Next week commences the University of Tennessee, Knoxville, Darwin Day celebration, one of the longest student-run organizations in the world (active since 1997)! Every year a different theme is picked to highlight major aspects of evolutionary biology, and this year we will be celebrating paleontology. We are happy to be hosting world-famous fish paleontologist and science communicator, Neil Shubin, as our keynote speaker! He will be delivering his talk on "Your Inner Fish" on Thursday, February 11, which will be followed by a book-signing. Please join us for what will likely be our biggest Darwin Day ever!

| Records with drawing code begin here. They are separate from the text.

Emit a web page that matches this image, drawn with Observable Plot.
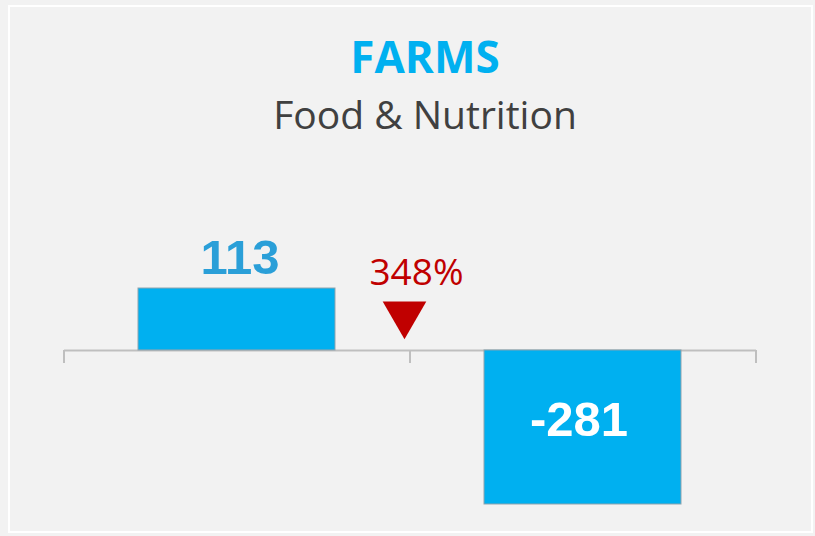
<!DOCTYPE html>
<html>
<head>
<meta charset="utf-8">
<script src="https://cdn.jsdelivr.net/npm/d3@7"></script>
<script src="https://cdn.jsdelivr.net/npm/@observablehq/plot@0.6"></script>
<style>
  html, body { margin: 0; padding: 0; background: #f2f2f2; }
  #wrap { position: relative; width: 815px; height: 536px; overflow: hidden; background: #f2f2f2; }
  #border { position: absolute; left: 8px; top: 5px; width: 801px; height: 524px; border: 2px solid #ffffff; pointer-events: none; }
  #header { position: relative; height: 150px; }
  #title { position: absolute; left: 0; top: 34px; width: 850px; text-align: center; font-family: "Open Sans", sans-serif; font-weight: 700; font-size: 44px; line-height: 1; color: #00b0f0; }
  #subtitle { position: absolute; left: 0; top: 94px; width: 850px; text-align: center; font-family: "Open Sans", sans-serif; font-weight: 400; font-size: 39px; line-height: 1; color: #404040; }
  #chart svg { display: block; }
</style>
</head>
<body>
<div id="wrap">
  <div id="border"></div>
  <div id="header">
    <div id="title"></div>
    <div id="subtitle"></div>
  </div>
  <div id="chart"></div>
</div>
<script>
// ---- data ----
const titleText = "FARMS";
const subtitleText = "Food & Nutrition";
const categories = ["Period 1", "Period 2"];
const values = [113, -281];
const changeLabels = ["348%"];
const changeDirection = ["down"];

document.getElementById("title").textContent = titleText;
document.getElementById("subtitle").textContent = subtitleText;

const data = categories.map((c, i) => ({cat: c, value: values[i], label: String(values[i])}));

const width = 815, height = 386;
const marginLeft = 64, marginRight = 59, marginTop = 138, marginBottom = 32;
const paddingInner = 0.43, paddingOuter = 0.215;
const step = (width - marginLeft - marginRight) / (categories.length - paddingInner + 2 * paddingOuter);
const yDomain = d3.extent(values);
const pxPerUnit = (height - marginTop - marginBottom) / (yDomain[1] - yDomain[0]);
const tickPx = 13;

const axisColor = "#bfbfbf";
const barColor = "#00b0f0";
const red = "#c00000";

const last = categories[categories.length - 1];
const first = categories[0];

const plot = Plot.plot({
  width, height, marginLeft, marginRight, marginTop, marginBottom,
  style: {background: "transparent", overflow: "visible"},
  x: {type: "band", domain: categories, paddingInner, paddingOuter, axis: null},
  y: {domain: yDomain, axis: null},
  marks: [
    // axis line and separator ticks
    Plot.ruleY([0], {stroke: axisColor, strokeWidth: 2}),
    Plot.ruleX(categories, {x: d => d, y1: 0, y2: -tickPx / pxPerUnit, dx: -step / 2, stroke: axisColor, strokeWidth: 2}),
    Plot.ruleX([last], {x: d => d, y1: 0, y2: -tickPx / pxPerUnit, dx: step / 2, stroke: axisColor, strokeWidth: 2}),
    // bars
    Plot.barY(data, {x: "cat", y: "value", fill: barColor, stroke: "#8fa3ad", strokeWidth: 1}),
    // value labels
    Plot.text(data.filter(d => d.value >= 0), {
      x: "cat", y: "value", text: "label", dy: -15, dx: 3, lineAnchor: "bottom",
      fill: "#2a9fd8", fontSize: 49, fontWeight: "bold", fontFamily: "Liberation Sans, Arial, sans-serif"
    }),
    Plot.text(data.filter(d => d.value < 0), {
      x: "cat", y: d => d.value / 2, text: "label", dy: -7, dx: -4, lineAnchor: "middle",
      fill: "#ffffff", fontSize: 49, fontWeight: "bold", fontFamily: "Liberation Sans, Arial, sans-serif"
    }),
    // change annotation
    Plot.text(changeLabels, {
      x: () => first, y: () => 0, text: d => d, dx: step / 2 + 6.5, dy: -65, lineAnchor: "bottom",
      fill: red, fontSize: 37, fontFamily: "Open Sans, sans-serif"
    }),
    Plot.dot(changeDirection, {
      x: () => first, y: () => 0, dx: step / 2 - 5.5, dy: -36.4,
      symbol: "triangle", rotate: d => d === "down" ? 180 : 0, r: 16.2, fill: red, stroke: "none"
    })
  ]
});
document.getElementById("chart").appendChild(plot);
</script>
</body>
</html>
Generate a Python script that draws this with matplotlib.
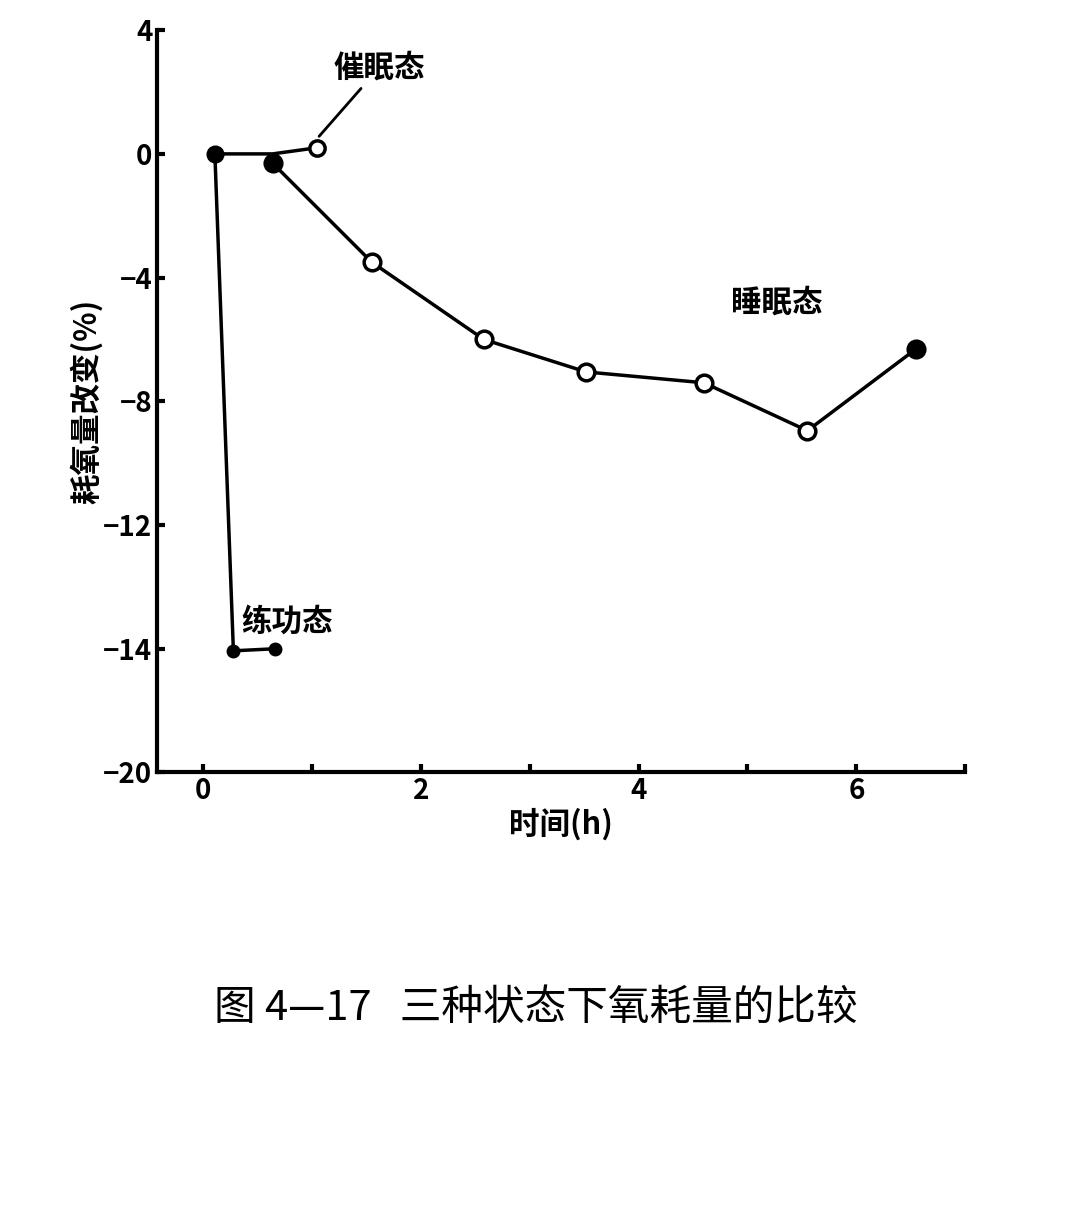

UT Darwin Day is free to the public and features a series of science education talks on different aspects of paleontology (see image above), a birthday party for Darwin at the McClung Museum, a Teacher's Workshop, and field trips to provide experiential learning with fossil specimens! Check out one of the 75 fossil kits that has been prepared for teachers in the South East region of the USA, as part of a "Teaching Evolution Without Tears" lesson plan: https://www.facebook.com/chuck.darwin/posts/10208643533793845
Thank you to the UT Darwin Day Organizing Committee for inviting me to deliver one of the Brown Bag Lunch lectures, where I will share the state-of-the-art in reconstructing how extinct animals might have moved when they were alive. Oh, and I was told there would be free cookies. A summary of my talk is as follows:
"Fossils are important ‘time capsules’ that reveal clues about the evolutionary history of life. They can appear as bone remains or even footprints, but how is this information used to learn about the behavior of an animal that has been dead for hundreds of millions of years? To answer this question, some scientists have combined a variety of cutting-edge approaches in engineering, mathematics, and biology to calculate how the body powers movements. This field of research is called biomechanics and involves representing animals as ‘living machines’ so that the body parts are simplified to mechanical parts that can be described using principles from physics and engineering. In this talk, I will describe how the biomechanics of living animals have provided insights into interpreting the biology of ancient life. Specifically, fishes and salamanders are often used to model how vertebrate animals left their aquatic habitats to take their first steps onto land almost 400 million years ago. Recent studies have suggested that the limbs of salamanders are better capable of supporting weight on land than the fins of a semi-aquatic fish, and that the forelimbs are stronger than the hind limbs. Combined with information from the fossil record, these findings help explain how functional differences between fins and limbs may have impacted how vertebrate animals became terrestrial. Together, these studies demonstrate how integrating the biomechanics of living animals with the anatomy of fossils has been a powerful tool to breathe life in fossils and learn about the evolutionary past."